On Thu, Jan 15, 2009 at 09:57:41PM +0100, Arnd Bergmann wrote:
> On Thursday 15 January 2009, Ira Snyder wrote:
> > Some sort of Broadcom chipset, I think. Full dmesg and lspci output are
> > appended.
> > 
> > The PCI bridge does mention MSI, so maybe it does support it. Would
> > using the DMA from the host mean that the guest system couldn't use the
> > DMA controller at all? All of the channels share the same interrupt line
> > on the guest. I need one channel on the DMA controller on the guest to
> > do realtime transfers from some data processing FPGAs on the board.
> 
> The PCI-CompactPCI bridge supports MSI, but that does not imply that
> the host does. My limited understanding of x86 tells me that you need
> to enable the I/O-APIC in order to use MSI. Your log shows two relavant
> lines:
> 
> [    0.000000] Local APIC disabled by BIOS -- you can enable it with "lapic"
> and
> [    2.146845] IO APIC resources could be not be allocated.
> 
> I think you first need to enable the local APIC, then find out what the
> problem with the IO APIC is.
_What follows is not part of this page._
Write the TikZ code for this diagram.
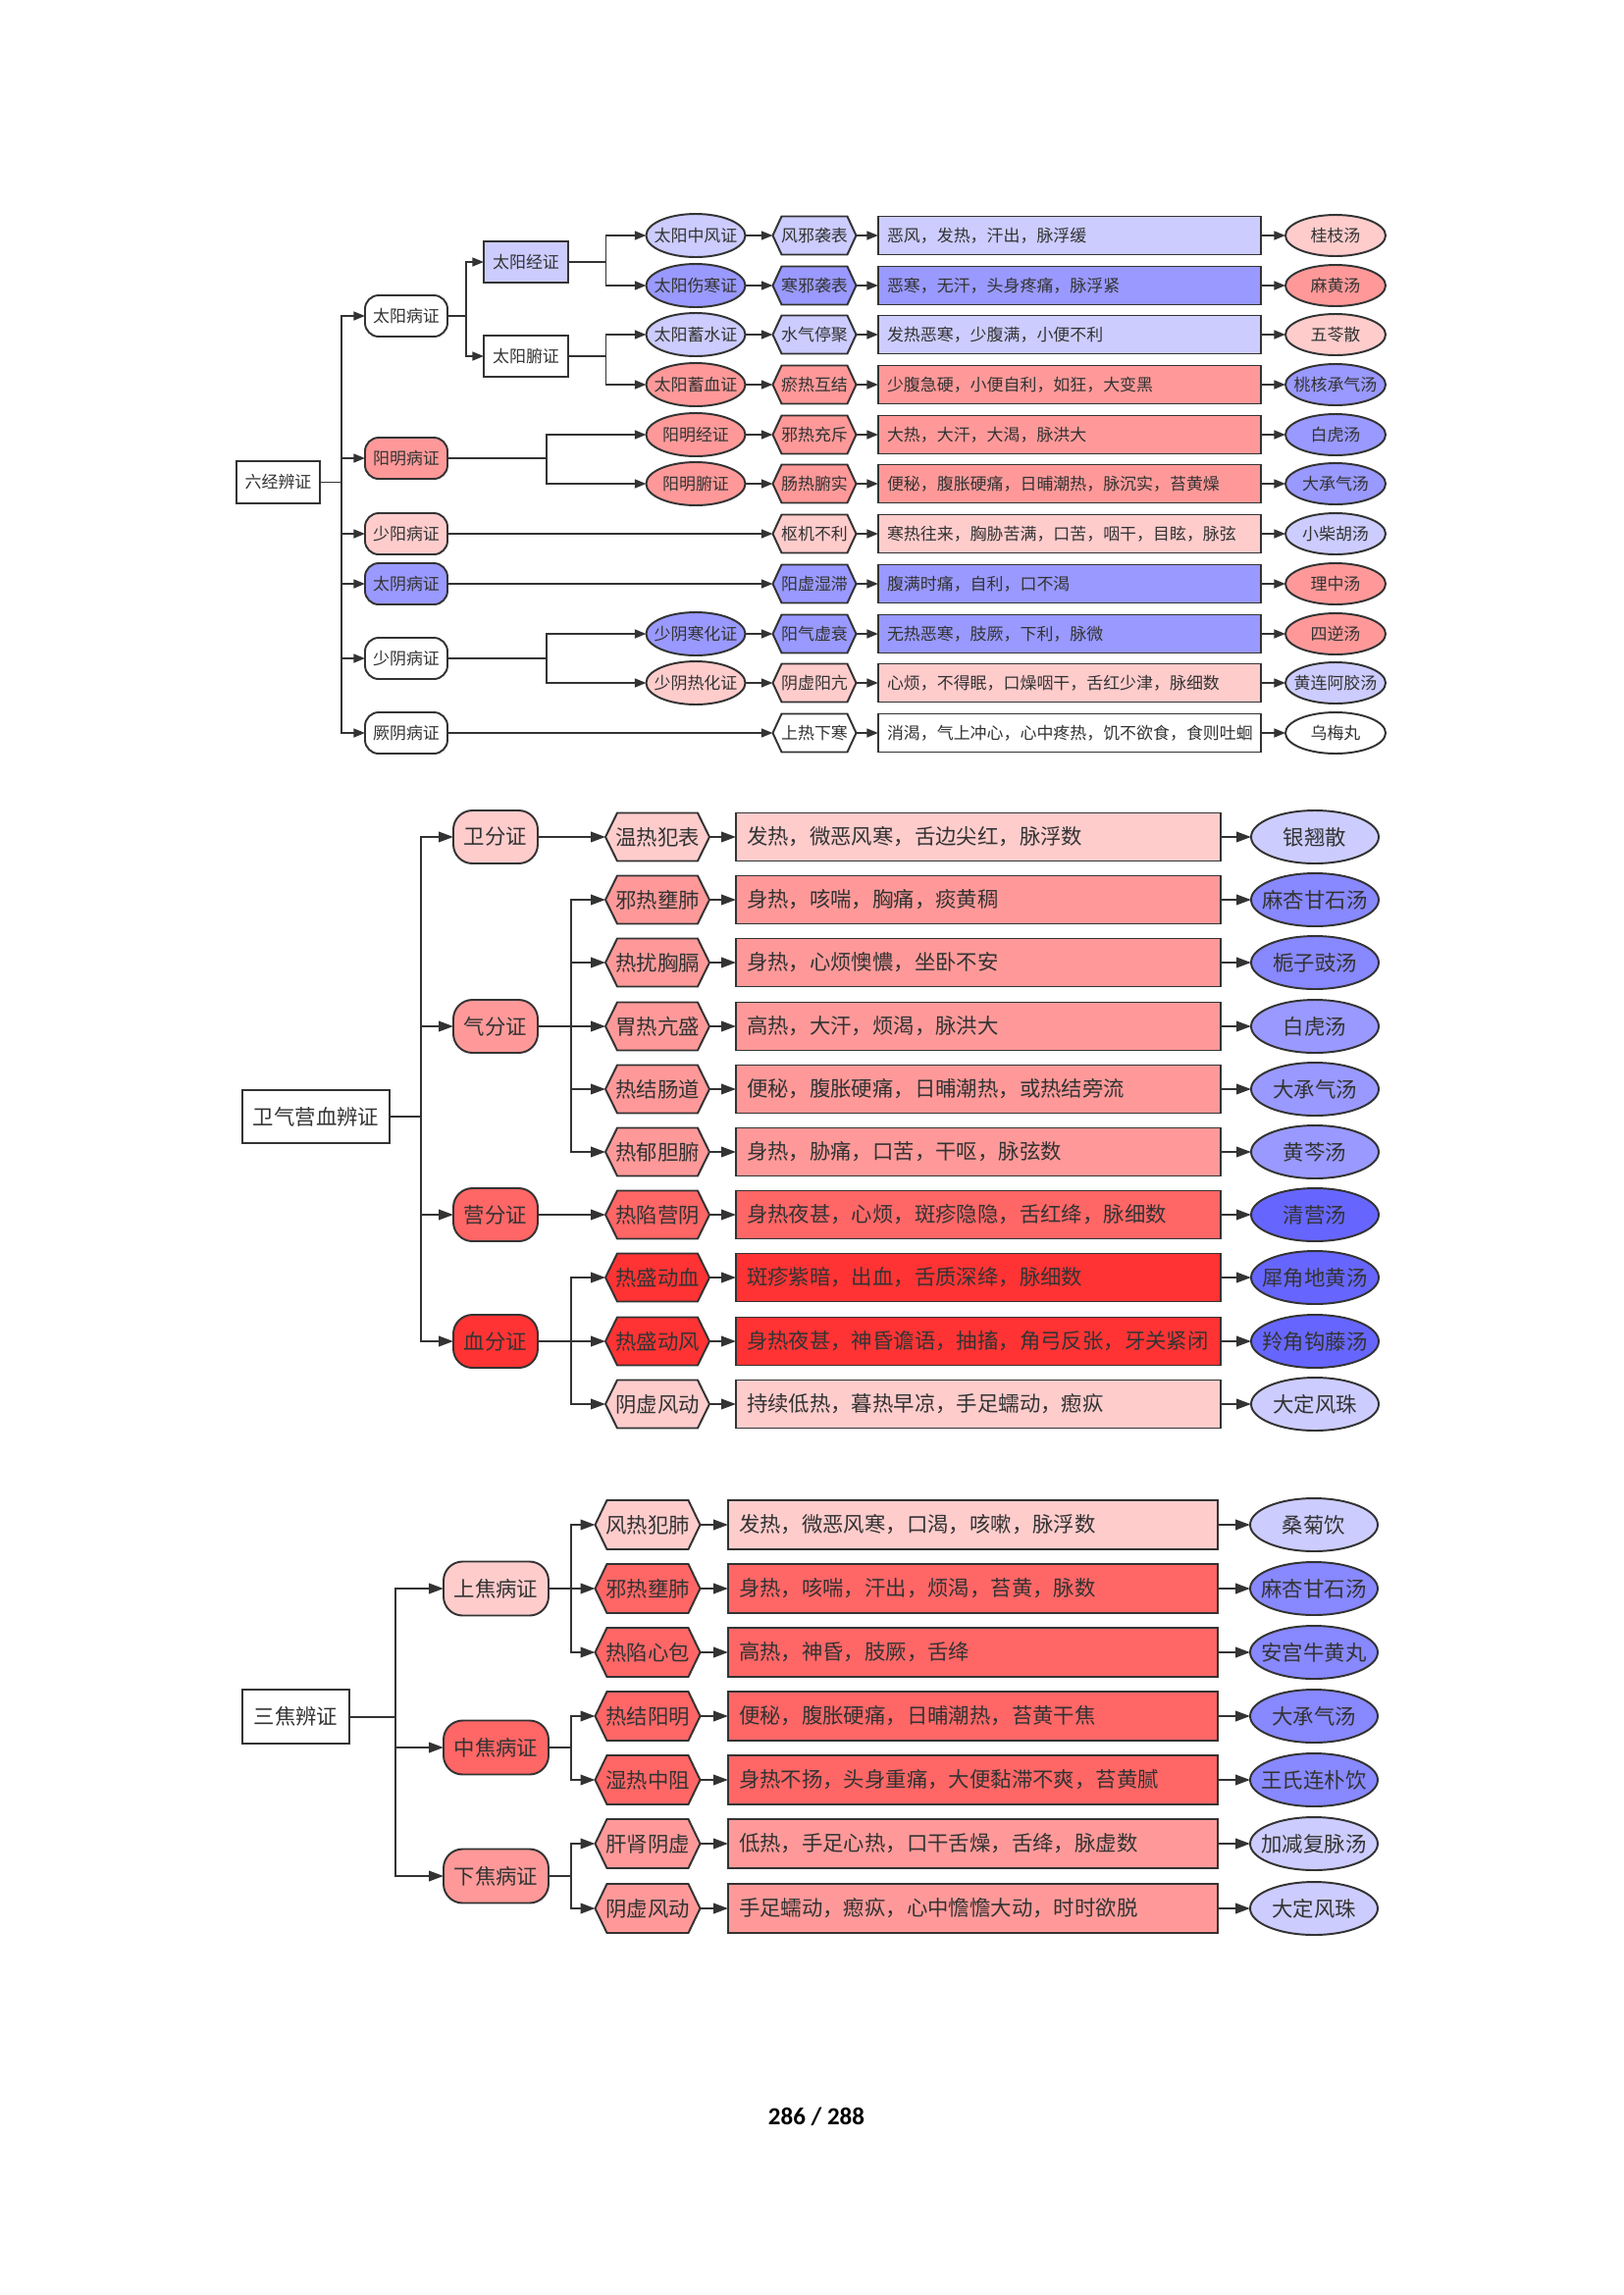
\documentclass[tikz,border=0pt]{standalone}
\usepackage{fontspec}
\newfontfamily\cjk{Noto Sans CJK SC}
\newfontfamily\pgnum{Carlito}
\usetikzlibrary{arrows.meta,shapes.geometric}
\definecolor{lc}{HTML}{333333}
\definecolor{tc}{HTML}{333333}
\definecolor{cLav}{HTML}{CCCCFF}
\definecolor{cBlue}{HTML}{9999FF}
\definecolor{cBlueB}{HTML}{8888FF}
\definecolor{cBlueC}{HTML}{6666FF}
\definecolor{cPink}{HTML}{FFCCCC}
\definecolor{cRed}{HTML}{FF9999}
\definecolor{cRedB}{HTML}{FF6666}
\definecolor{cRedC}{HTML}{FF3333}
\newcommand\pu{0.36pt}
\newlength\rtwlen
\newcommand\zb[1]{\makebox[0pt][c]{#1}}
\tikzset{
  every node/.style={text=tc, inner sep=0pt, outer sep=0pt},
  fA/.style={font=\cjk\fontsize{6.1pt}{7.3pt}\selectfont},
  fB/.style={font=\cjk\fontsize{7.7pt}{9.2pt}\selectfont},
  bd/.style={draw=lc, line width=0.7pt},
  sq/.style={bd, rectangle},
  pillA/.style={bd, rectangle, rounded corners=5pt},
  pillB/.style={bd, rectangle, rounded corners=7pt},
  el/.style={bd, ellipse},
  connA/.style={draw=lc, line width=0.7pt, -{Triangle[length=4.2pt,width=3.2pt]}},
  connB/.style={draw=lc, line width=0.72pt, -{Triangle[length=5.4pt,width=3.8pt]}},
  curf/.style={fA},
  conn/.style={connA},
}
\newcommand\hexnode[8]{%
  \filldraw[fill=#7, draw=lc, line width=0.7pt] ({#2-#4/2},#3) -- ({#2-#4/2+#6},{#3-#5/2}) -- ({#2+#4/2-#6},{#3-#5/2}) -- ({#2+#4/2},#3) -- ({#2+#4/2-#6},{#3+#5/2}) -- ({#2-#4/2+#6},{#3+#5/2}) -- cycle;
  \node[curf, minimum width=#4*\pu, minimum height=#5*\pu] (#1) at (#2,#3) {#8};}
\newcommand\prow[8]{%
  \hexnode{#1h#2}{\hx}{#3}{\hw}{\hh}{\hs}{#4}{#5}
  \node[sq, curf, fill=#4, anchor=west, minimum height=\rh*\pu, text width=\rtwlen, inner xsep=\rpad*\pu, align=left] (#1r#2) at (\rx,#3) {#6};
  \node[el, curf, fill=#7, minimum width=\fw*\pu, minimum height=\fh*\pu] (#1f#2) at (\fx,#3) {\zb{#8}};
  \draw[conn] (#1h#2.east) -- (#1r#2.west);
  \draw[conn] (#1r#2.east) -- (#1f#2.west);
}
\begin{document}
\begin{tikzpicture}[x=0.36pt,y=-0.36pt]
\fill[white] (0,0) rectangle (1654,2339);
\useasboundingbox (0,0) rectangle (1654,2339);

% ================= Diagram 1 =================
\tikzset{curf/.style={fA}, conn/.style={connA}}
\def\hx{830}\def\hw{85}\def\hh{39}\def\hs{9}
\def\rx{895}\def\rh{39}\def\rpad{9}\setlength\rtwlen{133.9pt}
\def\fx{1361}\def\fw{102}\def\fh{42}
\coordinate (aT) at (348,0);
\coordinate (aB1) at (475,0);
\coordinate (aB2) at (617.5,0);
\coordinate (aB3) at (557,0);

\node[sq, fA, minimum width=85*\pu, minimum height=43*\pu] (aRoot) at (283.5,491.5) {六经辨证};
\node[pillA, fA, fill=white, minimum width=84*\pu, minimum height=42*\pu] (aL1) at (414,322) {太阳病证};
\node[pillA, fA, fill=cRed,  minimum width=84*\pu, minimum height=42*\pu] (aL2) at (414,467) {阳明病证};
\node[pillA, fA, fill=cPink, minimum width=84*\pu, minimum height=42*\pu] (aL3) at (414,544) {少阳病证};
\node[pillA, fA, fill=cBlue, minimum width=84*\pu, minimum height=42*\pu] (aL4) at (414,595) {太阴病证};
\node[pillA, fA, fill=white, minimum width=84*\pu, minimum height=42*\pu] (aL5) at (414,671) {少阴病证};
\node[pillA, fA, fill=white, minimum width=84*\pu, minimum height=42*\pu] (aL6) at (414,747) {厥阴病证};

\node[sq, fA, fill=cLav,  minimum width=86*\pu, minimum height=42*\pu] (aM1) at (536,267) {太阳经证};
\node[sq, fA, fill=white, minimum width=86*\pu, minimum height=42*\pu] (aM2) at (536,363) {太阳腑证};

\node[el, fA, fill=cLav,  minimum width=101*\pu, minimum height=44*\pu] (ae0) at (709,240) {\zb{太阳中风证}};
\node[el, fA, fill=cBlue, minimum width=101*\pu, minimum height=44*\pu] (ae1) at (709,291) {\zb{太阳伤寒证}};
\node[el, fA, fill=cLav,  minimum width=101*\pu, minimum height=44*\pu] (ae2) at (709,341) {\zb{太阳蓄水证}};
\node[el, fA, fill=cRed,  minimum width=101*\pu, minimum height=44*\pu] (ae3) at (709,392) {\zb{太阳蓄血证}};
\node[el, fA, fill=cRed,  minimum width=101*\pu, minimum height=44*\pu] (ae4) at (709,443) {\zb{阳明经证}};
\node[el, fA, fill=cRed,  minimum width=101*\pu, minimum height=44*\pu] (ae5) at (709,493) {\zb{阳明腑证}};
\node[el, fA, fill=cBlue, minimum width=101*\pu, minimum height=44*\pu] (ae8) at (709,646) {\zb{少阴寒化证}};
\node[el, fA, fill=cPink, minimum width=101*\pu, minimum height=44*\pu] (ae9) at (709,696) {\zb{少阴热化证}};

\prow{a}{0}{240}{cLav}{风邪袭表}{恶风，发热，汗出，脉浮缓}{cPink}{桂枝汤}
\prow{a}{1}{291}{cBlue}{寒邪袭表}{恶寒，无汗，头身疼痛，脉浮紧}{cRed}{麻黄汤}
\prow{a}{2}{341}{cLav}{水气停聚}{发热恶寒，少腹满，小便不利}{cPink}{五苓散}
\prow{a}{3}{392}{cRed}{瘀热互结}{少腹急硬，小便自利，如狂，大变黑}{cBlue}{桃核承气汤}
\prow{a}{4}{443}{cRed}{邪热充斥}{大热，大汗，大渴，脉洪大}{cBlue}{白虎汤}
\prow{a}{5}{493}{cRed}{肠热腑实}{便秘，腹胀硬痛，日晡潮热，脉沉实，苔黄燥}{cBlue}{大承气汤}
\prow{a}{6}{544}{cPink}{枢机不利}{寒热往来，胸胁苦满，口苦，咽干，目眩，脉弦}{cLav}{小柴胡汤}
\prow{a}{7}{595}{cBlue}{阳虚湿滞}{腹满时痛，自利，口不渴}{cRed}{理中汤}
\prow{a}{8}{646}{cBlue}{阳气虚衰}{无热恶寒，肢厥，下利，脉微}{cRed}{四逆汤}
\prow{a}{9}{696}{cPink}{阴虚阳亢}{心烦，不得眠，口燥咽干，舌红少津，脉细数}{cLav}{黄连阿胶汤}
\prow{a}{10}{747}{white}{上热下寒}{消渴，气上冲心，心中疼热，饥不欲食，食则吐蛔}{white}{乌梅丸}

\foreach \n in {1,...,6} \draw[conn] (aRoot.east) -- (aRoot.east -| aT) |- (aL\n.west);
\draw[conn] (aL1.east) -- (aL1.east -| aB1) |- (aM1.west);
\draw[conn] (aL1.east) -- (aL1.east -| aB1) |- (aM2.west);
\draw[conn] (aM1.east) -- (aM1.east -| aB2) |- (ae0.west);
\draw[conn] (aM1.east) -- (aM1.east -| aB2) |- (ae1.west);
\draw[conn] (aM2.east) -- (aM2.east -| aB2) |- (ae2.west);
\draw[conn] (aM2.east) -- (aM2.east -| aB2) |- (ae3.west);
\draw[conn] (aL2.east) -- (aL2.east -| aB3) |- (ae4.west);
\draw[conn] (aL2.east) -- (aL2.east -| aB3) |- (ae5.west);
\draw[conn] (aL5.east) -- (aL5.east -| aB3) |- (ae8.west);
\draw[conn] (aL5.east) -- (aL5.east -| aB3) |- (ae9.west);
\draw[conn] (aL3.east) -- (ah6.west);
\draw[conn] (aL4.east) -- (ah7.west);
\draw[conn] (aL6.east) -- (ah10.west);
\foreach \n in {0,1,2,3,4,5,8,9} \draw[conn] (ae\n.east) -- (ah\n.west);

% ================= Diagram 2 =================
\tikzset{curf/.style={fB}, conn/.style={connB}}
\def\hx{670}\def\hw{106}\def\hh{49}\def\hs{12}
\def\rx{750}\def\rh{49}\def\rpad{11}\setlength\rtwlen{169.92pt}
\def\fx{1340}\def\fw{130}\def\fh{54}
\coordinate (bT) at (429,0);
\coordinate (bB) at (582,0);

\node[sq, fB, minimum width=150*\pu, minimum height=54*\pu] (bRoot) at (322,1138) {卫气营血辨证};
\node[pillB, fB, fill=cPink, minimum width=86*\pu, minimum height=54*\pu] (bL1) at (505,853) {卫分证};
\node[pillB, fB, fill=cRed,  minimum width=86*\pu, minimum height=54*\pu] (bL2) at (505,1046) {气分证};
\node[pillB, fB, fill=cRedB, minimum width=86*\pu, minimum height=54*\pu] (bL3) at (505,1238) {营分证};
\node[pillB, fB, fill=cRedC, minimum width=86*\pu, minimum height=54*\pu] (bL4) at (505,1367) {血分证};

\prow{b}{0}{853}{cPink}{温热犯表}{发热，微恶风寒，舌边尖红，脉浮数}{cLav}{银翘散}
\prow{b}{1}{917}{cRed}{邪热壅肺}{身热，咳喘，胸痛，痰黄稠}{cBlueB}{麻杏甘石汤}
\prow{b}{2}{981}{cRed}{热扰胸膈}{身热，心烦懊憹，坐卧不安}{cBlueB}{栀子豉汤}
\prow{b}{3}{1046}{cRed}{胃热亢盛}{高热，大汗，烦渴，脉洪大}{cBlue}{白虎汤}
\prow{b}{4}{1110}{cRed}{热结肠道}{便秘，腹胀硬痛，日晡潮热，或热结旁流}{cBlue}{大承气汤}
\prow{b}{5}{1174}{cRed}{热郁胆腑}{身热，胁痛，口苦，干呕，脉弦数}{cBlue}{黄芩汤}
\prow{b}{6}{1238}{cRedB}{热陷营阴}{身热夜甚，心烦，斑疹隐隐，舌红绛，脉细数}{cBlueC}{清营汤}
\prow{b}{7}{1302}{cRedC}{热盛动血}{斑疹紫暗，出血，舌质深绛，脉细数}{cBlueC}{犀角地黄汤}
\prow{b}{8}{1367}{cRedC}{热盛动风}{身热夜甚，神昏谵语，抽搐，角弓反张，牙关紧闭}{cBlueC}{羚角钩藤汤}
\prow{b}{9}{1431}{cPink}{阴虚风动}{持续低热，暮热早凉，手足蠕动，瘛疭}{cLav}{大定风珠}

\foreach \n in {1,...,4} \draw[conn] (bRoot.east) -- (bRoot.east -| bT) |- (bL\n.west);
\draw[conn] (bL1.east) -- (bh0.west);
\foreach \n in {1,...,5} \draw[conn] (bL2.east) -- (bL2.east -| bB) |- (bh\n.west);
\draw[conn] (bL3.east) -- (bh6.west);
\foreach \n in {7,8,9} \draw[conn] (bL4.east) -- (bL4.east -| bB) |- (bh\n.west);

% ================= Diagram 3 =================
\def\hx{660}\def\hw{107}\def\hh{50}\def\hs{12}
\def\rx{742}\def\rh{50}\def\rpad{11}\setlength\rtwlen{171.7pt}
\def\fx{1339}\def\fw{130}\def\fh{54}
\coordinate (cT) at (403,0);
\coordinate (cB) at (582,0);

\node[sq, fB, minimum width=109*\pu, minimum height=55*\pu] (cRoot) at (301.5,1749.5) {三焦辨证};
\node[pillB, fB, fill=cPink, minimum width=107*\pu, minimum height=55*\pu] (cL1) at (505.5,1619) {上焦病证};
\node[pillB, fB, fill=cRedB, minimum width=107*\pu, minimum height=55*\pu] (cL2) at (505.5,1781) {中焦病证};
\node[pillB, fB, fill=cRed,  minimum width=107*\pu, minimum height=55*\pu] (cL3) at (505.5,1912) {下焦病证};

\prow{c}{0}{1554}{cPink}{风热犯肺}{发热，微恶风寒，口渴，咳嗽，脉浮数}{cLav}{桑菊饮}
\prow{c}{1}{1619}{cRedB}{邪热壅肺}{身热，咳喘，汗出，烦渴，苔黄，脉数}{cBlueB}{麻杏甘石汤}
\prow{c}{2}{1684}{cRedB}{热陷心包}{高热，神昏，肢厥，舌绛}{cBlueB}{安宫牛黄丸}
\prow{c}{3}{1749}{cRedB}{热结阳明}{便秘，腹胀硬痛，日晡潮热，苔黄干焦}{cBlueB}{大承气汤}
\prow{c}{4}{1814}{cRedB}{湿热中阻}{身热不扬，头身重痛，大便黏滞不爽，苔黄腻}{cBlueB}{王氏连朴饮}
\prow{c}{5}{1879}{cRed}{肝肾阴虚}{低热，手足心热，口干舌燥，舌绛，脉虚数}{cLav}{加减复脉汤}
\prow{c}{6}{1945}{cRed}{阴虚风动}{手足蠕动，瘛疭，心中憺憺大动，时时欲脱}{cLav}{大定风珠}

\foreach \n in {1,2,3} \draw[conn] (cRoot.east) -- (cRoot.east -| cT) |- (cL\n.west);
\foreach \n in {0,1,2} \draw[conn] (cL1.east) -- (cL1.east -| cB) |- (ch\n.west);
\foreach \n in {3,4} \draw[conn] (cL2.east) -- (cL2.east -| cB) |- (ch\n.west);
\foreach \n in {5,6} \draw[conn] (cL3.east) -- (cL3.east -| cB) |- (ch\n.west);

% page number
\node[font=\pgnum\bfseries\fontsize{9pt}{11pt}\selectfont, text=black] (pg) at (832,2157) {286 / 288};
\end{tikzpicture}
\end{document}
If possible, try enabling ACPI (sic) in the
> BIOS in order to get the APIC support.
> 
> If you get that to work, you can use the interrupt line of the DMA controller
> to signal interrupts to the FSL machine, while using DMA transfers to the
> MSI address for sending interrupts to the host machine.
> 

I managed to get the local APIC enabled by adding "lapic" to the kernel
command line. It didn't seem to change anything.

I am totally unable to get the IO APIC working. I hunch that these
boards have totally broken ACPI support, judging from the kernel log.
The BIOS doesn't have much in the way of settings, but I tried the ones
that made sense. No luck there.

Oh well. As in our further discussion, the mailbox or doorbell registers
could be used to trigger DMA interrupts without problems.